### MATERIAL PROVIDED
>> BEGIN

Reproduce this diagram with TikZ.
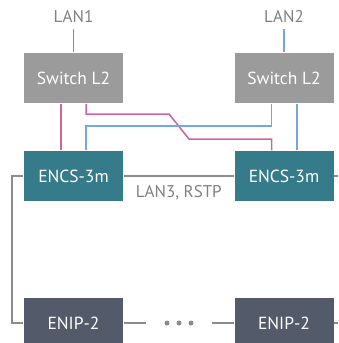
\documentclass[tikz,border=0pt]{standalone}
\usepackage{fontspec}
\setmainfont{PT Sans}
\definecolor{swgray}{HTML}{9B9B9B}
\definecolor{encsteal}{HTML}{367B89}
\definecolor{enipslate}{HTML}{535B6A}
\definecolor{lanpink}{HTML}{D0649C}
\definecolor{lanblue}{HTML}{74A7DB}
\definecolor{wiregray}{HTML}{8C8C8C}
\definecolor{labelgray}{HTML}{808080}
\tikzset{
  devbox/.style={minimum width=99pt,minimum height=50pt,inner sep=0pt,text=white,font=\fontsize{17.5}{20}\selectfont},
  lanlabel/.style={text=labelgray,font=\fontsize{17}{20}\selectfont,inner sep=0pt}
}
\begin{document}
\begin{tikzpicture}[x=1pt,y=-1pt,line width=1.5pt]
    % pixel grid: 338 x 343, y downwards
    \useasboundingbox (0,0) rectangle (338,343);
    \begin{scope}
    \clip (0,0) rectangle (338,343);
    \node[devbox,fill=swgray]    (swl)   at (73.5,78)  {Switch L2};
    \node[devbox,fill=swgray]    (swr)   at (284,78)   {Switch L2};
    \node[devbox,fill=encsteal]  (encsl) at (73.5,176) {ENCS-3m};
    \node[devbox,fill=encsteal]  (encsr) at (284,176)  {ENCS-3m};
    \node[devbox,fill=enipslate] (enipl) at (73.5,323) {ENIP-2};
    \node[devbox,fill=enipslate] (enipr) at (284,323)  {ENIP-2};
    \node[lanlabel] (lan1) at (73.5,17) {LAN1};
    \node[lanlabel] (lan2) at (284,17)  {LAN2};
    \node[minimum width=64pt,inner sep=0pt] (dots) at (179,323) {};
    \coordinate (pinkA) at (169,114);
    \coordinate (pinkB) at (189,139);
    \coordinate (blueA) at (86,126);
    \coordinate (blueB) at (271.5,126);
    \coordinate (loopL) at (12,176);
    \coordinate (edgeA) at (338,176);
    \coordinate (edgeB) at (338,323);
    % LAN1, pink
    \draw[lanpink] ([yshift=-5pt]lan1.south) -- (swl.north);
    \draw[lanpink] ([xshift=-12.5pt]swl.south) -- ([xshift=-12.5pt]encsl.north);
    \draw[lanpink] ([xshift=12.5pt]swl.south) |- (pinkA) -- (pinkB) -| ([xshift=-12.5pt]encsr.north);
    % LAN2, blue
    \draw[lanblue] ([yshift=-5pt]lan2.south) -- (swr.north);
    \draw[lanblue] ([xshift=13pt]swr.south) -- ([xshift=13pt]encsr.north);
    \draw[lanblue] ([xshift=12.5pt]encsl.north) -- (blueA) -- (blueB) -- ([xshift=-12.5pt]swr.south);
    % LAN3 ring
    \draw[wiregray] (encsl.east) -- (encsr.west) node[midway,below=9pt,lanlabel] {LAN3, RSTP};
    \draw[wiregray] (encsl.west) -- (loopL) |- (enipl.west);
    \draw[wiregray] (encsr.east) -- (edgeA);
    \draw[wiregray] (enipr.east) -- (edgeB);
    \draw[wiregray] (enipl.east) -- (dots.west);
    \draw[wiregray] (dots.east) -- (enipr.west);
    \foreach \x in {-12,0,12}{
        \fill[wiregray] ([xshift=\x pt]dots.center) circle (2.5pt);
    }
    \end{scope}
\end{tikzpicture}
\end{document}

>> END

### PROBLEM DESCRIPTION
Pictures are excluded; copy all other data exactly as shown.

### WRITTEN SOLUTION
Reproduce this diagram with TikZ.
\documentclass[tikz,border=0pt]{standalone}
\usepackage{fontspec}
\setmainfont{PT Sans}
\definecolor{swgray}{HTML}{9B9B9B}
\definecolor{encsteal}{HTML}{367B89}
\definecolor{enipslate}{HTML}{535B6A}
\definecolor{lanpink}{HTML}{D0649C}
\definecolor{lanblue}{HTML}{74A7DB}
\definecolor{wiregray}{HTML}{8C8C8C}
\definecolor{labelgray}{HTML}{808080}
\tikzset{
  devbox/.style={minimum width=99pt,minimum height=50pt,inner sep=0pt,text=white,font=\fontsize{17.5}{20}\selectfont},
  lanlabel/.style={text=labelgray,font=\fontsize{17}{20}\selectfont,inner sep=0pt}
}
\begin{document}
\begin{tikzpicture}[x=1pt,y=-1pt,line width=1.5pt]
    % pixel grid: 338 x 343, y downwards
    \useasboundingbox (0,0) rectangle (338,343);
    \begin{scope}
    \clip (0,0) rectangle (338,343);
    \node[devbox,fill=swgray]    (swl)   at (73.5,78)  {Switch L2};
    \node[devbox,fill=swgray]    (swr)   at (284,78)   {Switch L2};
    \node[devbox,fill=encsteal]  (encsl) at (73.5,176) {ENCS-3m};
    \node[devbox,fill=encsteal]  (encsr) at (284,176)  {ENCS-3m};
    \node[devbox,fill=enipslate] (enipl) at (73.5,323) {ENIP-2};
    \node[devbox,fill=enipslate] (enipr) at (284,323)  {ENIP-2};
    \node[lanlabel] (lan1) at (73.5,17) {LAN1};
    \node[lanlabel] (lan2) at (284,17)  {LAN2};
    \node[minimum width=64pt,inner sep=0pt] (dots) at (179,323) {};
    \coordinate (pinkA) at (169,114);
    \coordinate (pinkB) at (189,139);
    \coordinate (blueA) at (86,126);
    \coordinate (blueB) at (271.5,126);
    \coordinate (loopL) at (12,176);
    \coordinate (edgeA) at (338,176);
    \coordinate (edgeB) at (338,323);
    % LAN1, pink
    \draw[lanpink] ([yshift=-5pt]lan1.south) -- (swl.north);
    \draw[lanpink] ([xshift=-12.5pt]swl.south) -- ([xshift=-12.5pt]encsl.north);
    \draw[lanpink] ([xshift=12.5pt]swl.south) |- (pinkA) -- (pinkB) -| ([xshift=-12.5pt]encsr.north);
    % LAN2, blue
    \draw[lanblue] ([yshift=-5pt]lan2.south) -- (swr.north);
    \draw[lanblue] ([xshift=13pt]swr.south) -- ([xshift=13pt]encsr.north);
    \draw[lanblue] ([xshift=12.5pt]encsl.north) -- (blueA) -- (blueB) -- ([xshift=-12.5pt]swr.south);
    % LAN3 ring
    \draw[wiregray] (encsl.east) -- (encsr.west) node[midway,below=9pt,lanlabel] {LAN3, RSTP};
    \draw[wiregray] (encsl.west) -- (loopL) |- (enipl.west);
    \draw[wiregray] (encsr.east) -- (edgeA);
    \draw[wiregray] (enipr.east) -- (edgeB);
    \draw[wiregray] (enipl.east) -- (dots.west);
    \draw[wiregray] (dots.east) -- (enipr.west);
    \foreach \x in {-12,0,12}{
        \fill[wiregray] ([xshift=\x pt]dots.center) circle (2.5pt);
    }
    \end{scope}
\end{tikzpicture}
\end{document}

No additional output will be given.